The High Court’s actual holding is narrower:

  • the nature of the discrepancy and the assessee’s explanation justified a fresh opportunity;
  • the petitioner should be allowed to submit its reply and supporting documents;
  • the matter should be reconsidered afresh in accordance with law; and
  • because 14% CGST and 38% SGST had already been recovered, no additional condition was necessary.

A further important clarification concerns GR Infra Projects Ltd. The present judgment records the petitioner’s reliance on that case and the submission that the Supreme Court stayed further proceedings arising from a Section 74 show cause notice. The Madras High Court did not independently reproduce a final ratio from that Supreme Court matter, nor did it declare that the stay order automatically decides the petitioner’s Section 74 dispute.

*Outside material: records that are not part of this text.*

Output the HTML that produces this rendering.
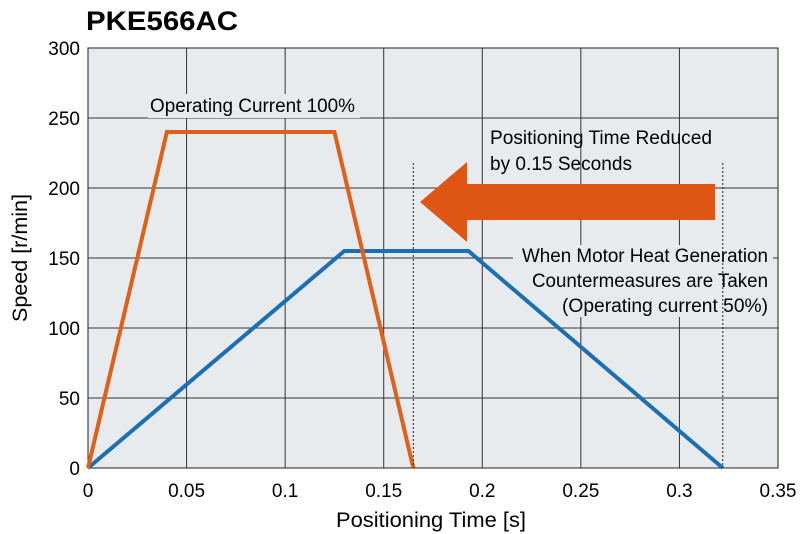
<!DOCTYPE html>
<html><head><meta charset="utf-8"><style>
html,body{margin:0;padding:0;background:#fff;}
svg{display:block;font-family:"Liberation Sans",sans-serif;}
</style></head><body>
<svg id="chart" width="800" height="534" viewBox="0 0 800 534">
<text x="86" y="30" font-size="27" font-weight="bold" textLength="152" lengthAdjust="spacingAndGlyphs">PKE566AC</text>
<rect x="88" y="48" width="690" height="420" fill="#e8ebee" stroke="#222" stroke-width="1"/>
<g id="grid"></g>
<g id="ticks"></g>
<g id="series"></g>
<g id="annot"></g>
<text x="431" y="527" font-size="21" text-anchor="middle" textLength="190" lengthAdjust="spacingAndGlyphs">Positioning Time [s]</text>
<text transform="translate(27,258) rotate(-90)" font-size="21" text-anchor="middle" textLength="128" lengthAdjust="spacingAndGlyphs">Speed [r/min]</text>
</svg>
<script>
const xTicks=[0,0.05,0.1,0.15,0.2,0.25,0.3,0.35];
const xTickLabels=["0","0.05","0.1","0.15","0.2","0.25","0.3","0.35"];
const yTicks=[0,50,100,150,200,250,300];
const yTickLabels=["0","50","100","150","200","250","300"];
const orangeT=[0,0.04,0.125,0.165];
const orangeV=[0,240,240,0];
const blueT=[0,0.13,0.193,0.322];
const blueV=[0,155,155,0];
const NS="http://www.w3.org/2000/svg";
const X=t=>88+t/0.35*690, Y=v=>468-v/300*420;
function mk(tag,attrs,parent){const e=document.createElementNS(NS,tag);for(const k in attrs)e.setAttribute(k,attrs[k]);document.getElementById(parent).appendChild(e);return e;}
xTicks.forEach((t,i)=>{
 if(i>0&&i<xTicks.length-1){const l=mk('line',{x1:X(t),x2:X(t),y1:48,y2:468,stroke:'#333','stroke-width':1},'grid');
 
 }
 const tx=mk('text',{x:X(t),y:497,'font-size':19,'text-anchor':'middle'},'ticks');tx.textContent=xTickLabels[i];
 
 
});
yTicks.forEach((v,i)=>{
 if(i>0&&i<yTicks.length-1){const l=mk('line',{x1:88,x2:778,y1:Y(v),y2:Y(v),stroke:'#333','stroke-width':1},'grid');
 
 }
 const tx=mk('text',{x:80,y:Y(v)+7,'font-size':19,'text-anchor':'end'},'ticks');tx.textContent=yTickLabels[i];
 
 
});
// label masks
const annot=[["Operating Current 100%",254,112,205,121,null],
["Positioning Time Reduced",490,144,222,0,null],["by 0.15 Seconds",490,170,142,0,null],
["When Motor Heat Generation",768,262,246,0,'end'],["Countermeasures are Taken",768,287,236,0,'end'],["(Operating current 50%)",768,312,206,0,'end']];
mk('rect',{x:148,y:94,width:212,height:24,fill:'#e8ebee'},'grid');
mk('rect',{x:513,y:245,width:260,height:72,fill:'#e8ebee'},'grid');
// dotted lines
[0.165,0.322].forEach(t=>{const l=mk('line',{x1:X(t),x2:X(t),y1:163,y2:468,stroke:'#222','stroke-width':1,'stroke-dasharray':'2,2'},'annot');

});
function line(ts,vs,col,name){const p=mk('polyline',{points:ts.map((t,i)=>X(t)+','+Y(vs[i])).join(' '),fill:'none',stroke:col,'stroke-width':4,'stroke-linejoin':'miter'},'series');

}
line(blueT,blueV,'#1a6fb5','line-current-50');
line(orangeT,orangeV,'#e0601a','line-current-100');
const ar=mk('polygon',{points:'420,202 467,162 467,184 715,184 715,220 467,220 467,242',fill:'#de5514'},'annot');


annot.forEach(a=>{const t=mk('text',{x:a[1],y:a[2],'font-size':19,textLength:a[3],lengthAdjust:'spacingAndGlyphs'},'annot');
if(a[5])t.setAttribute('text-anchor','end');
if(a[0].startsWith('Operating C'))t.setAttribute('x',150);
t.textContent=a[0];

});
</script>
</body></html>
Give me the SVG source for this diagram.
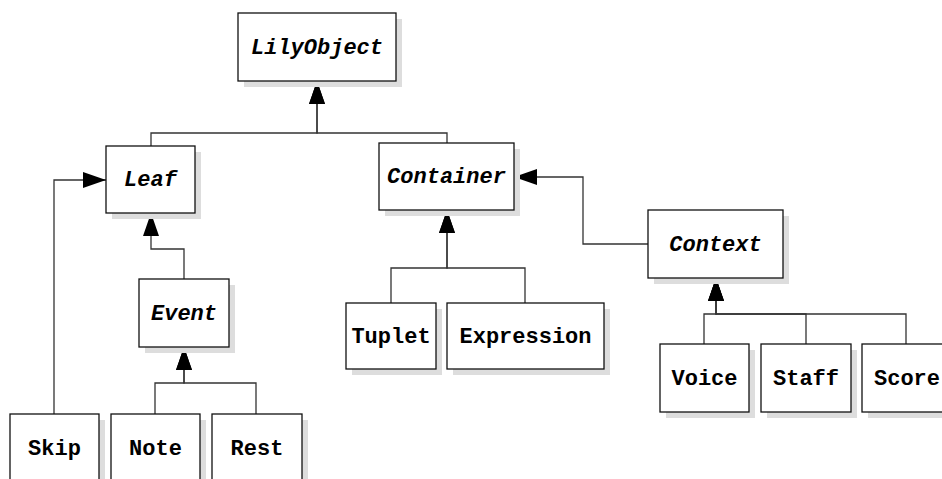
<svg xmlns="http://www.w3.org/2000/svg" width="942" height="479" viewBox="0 0 942 479">
  <style>
    .shadow { fill: #dddddd; stroke: none; }
    .box { fill: #ffffff; stroke: #111111; stroke-width: 1.3; }
    .lbl { font-family: "Liberation Mono", "Courier New", monospace; font-size: 22px; font-weight: bold; fill: #000; text-anchor: middle; }
    .abs { font-style: italic; }
    .link { fill: none; stroke: #333333; stroke-width: 1.3; marker-end: url(#tri); }
  </style>
  <defs>
    <marker id="tri" viewBox="0 0 23 16" refX="23" refY="8" markerWidth="23" markerHeight="16" markerUnits="userSpaceOnUse" orient="auto">
      <path d="M0,0 L23,8 L0,16 z" fill="#000"/>
    </marker>
  </defs>
  <rect width="942" height="479" fill="#ffffff"/>

  <g id="connectors">
    <path class="link" d="M151,146 V133 H317 V81"/>
    <path class="link" d="M447,143 V133 H317 V81"/>
    <path class="link" d="M54,414 V180 H106"/>
    <path class="link" d="M184,279 V249 H151 V213"/>
    <path class="link" d="M155,414 V383 H184 V347"/>
    <path class="link" d="M256,414 V383 H184 V347"/>
    <path class="link" d="M391,303 V268 H447 V210"/>
    <path class="link" d="M525,303 V268 H447 V210"/>
    <path class="link" d="M648,244 H583 V177 H514"/>
    <path class="link" d="M704,344 V314 H716 V278"/>
    <path class="link" d="M806,344 V314 H716 V278"/>
    <path class="link" d="M906,344 V314 H716 V278"/>
  </g>

  <g id="lilyobject">
    <rect class="shadow" x="244" y="19" width="158" height="68"/>
    <rect class="box" x="238" y="13" width="158" height="68"/>
    <text class="lbl abs" x="317" y="54">LilyObject</text>
  </g>
  <g id="leaf">
    <rect class="shadow" x="112" y="152" width="89" height="67"/>
    <rect class="box" x="106" y="146" width="89" height="67"/>
    <text class="lbl abs" x="150.5" y="186">Leaf</text>
  </g>
  <g id="container">
    <rect class="shadow" x="385" y="149" width="135" height="67"/>
    <rect class="box" x="379" y="143" width="135" height="67"/>
    <text class="lbl abs" x="446.5" y="183">Container</text>
  </g>
  <g id="context">
    <rect class="shadow" x="654" y="216" width="135" height="68"/>
    <rect class="box" x="648" y="210" width="135" height="68"/>
    <text class="lbl abs" x="715.5" y="251">Context</text>
  </g>
  <g id="event">
    <rect class="shadow" x="145" y="285" width="90" height="68"/>
    <rect class="box" x="139" y="279" width="90" height="68"/>
    <text class="lbl abs" x="184" y="320">Event</text>
  </g>
  <g id="tuplet">
    <rect class="shadow" x="352" y="309" width="90" height="66"/>
    <rect class="box" x="346" y="303" width="90" height="66"/>
    <text class="lbl" x="391" y="343">Tuplet</text>
  </g>
  <g id="expression">
    <rect class="shadow" x="453" y="309" width="157" height="66"/>
    <rect class="box" x="447" y="303" width="157" height="66"/>
    <text class="lbl" x="525.5" y="343">Expression</text>
  </g>
  <g id="voice">
    <rect class="shadow" x="666" y="350" width="89" height="68"/>
    <rect class="box" x="660" y="344" width="89" height="68"/>
    <text class="lbl" x="704.5" y="385">Voice</text>
  </g>
  <g id="staff">
    <rect class="shadow" x="767" y="350" width="90" height="68"/>
    <rect class="box" x="761" y="344" width="90" height="68"/>
    <text class="lbl" x="806" y="385">Staff</text>
  </g>
  <g id="score">
    <rect class="shadow" x="868" y="350" width="90" height="68"/>
    <rect class="box" x="862" y="344" width="90" height="68"/>
    <text class="lbl" x="907" y="385">Score</text>
  </g>
  <g id="skip">
    <rect class="shadow" x="16" y="420" width="89" height="68"/>
    <rect class="box" x="10" y="414" width="89" height="68"/>
    <text class="lbl" x="54.5" y="455">Skip</text>
  </g>
  <g id="note">
    <rect class="shadow" x="117" y="420" width="89" height="68"/>
    <rect class="box" x="111" y="414" width="89" height="68"/>
    <text class="lbl" x="155.5" y="455">Note</text>
  </g>
  <g id="rest">
    <rect class="shadow" x="218" y="420" width="90" height="68"/>
    <rect class="box" x="212" y="414" width="90" height="68"/>
    <text class="lbl" x="257" y="455">Rest</text>
  </g>
</svg>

Therefore, the case should be described accurately as relied upon by the petitioner, not as a final precedent conclusively deciding the present merits.

Sections Involved

Section 74 of the TNGST/GST Act:
The impugned assessment order dated 02.01.2025 was expressly passed under this provision. The petitioner argued that invocation of Section 74 requires establishment of fraud, wilful misstatement or suppression of facts with intent to evade tax.

Section 50 of the GST Act:
The discrepancy table expressly refers to interest under this provision.

Article 226 of the Constitution of India:
The writ petition was filed under this provision seeking a Writ of Certiorari.

Form GSTR-7:
Central to the mismatch dispute concerning contract receipts and government-department TDS reporting.

Form GSTR-3B:
The petitioner’s return was compared with GSTR-7 reporting, resulting in the alleged discrepancy.

GST TDS at 2%:
The petitioner’s explanation recorded that government departments, in many cases, report transactions in GSTR-7 upon release of funds and pay/deduct TDS at 2%.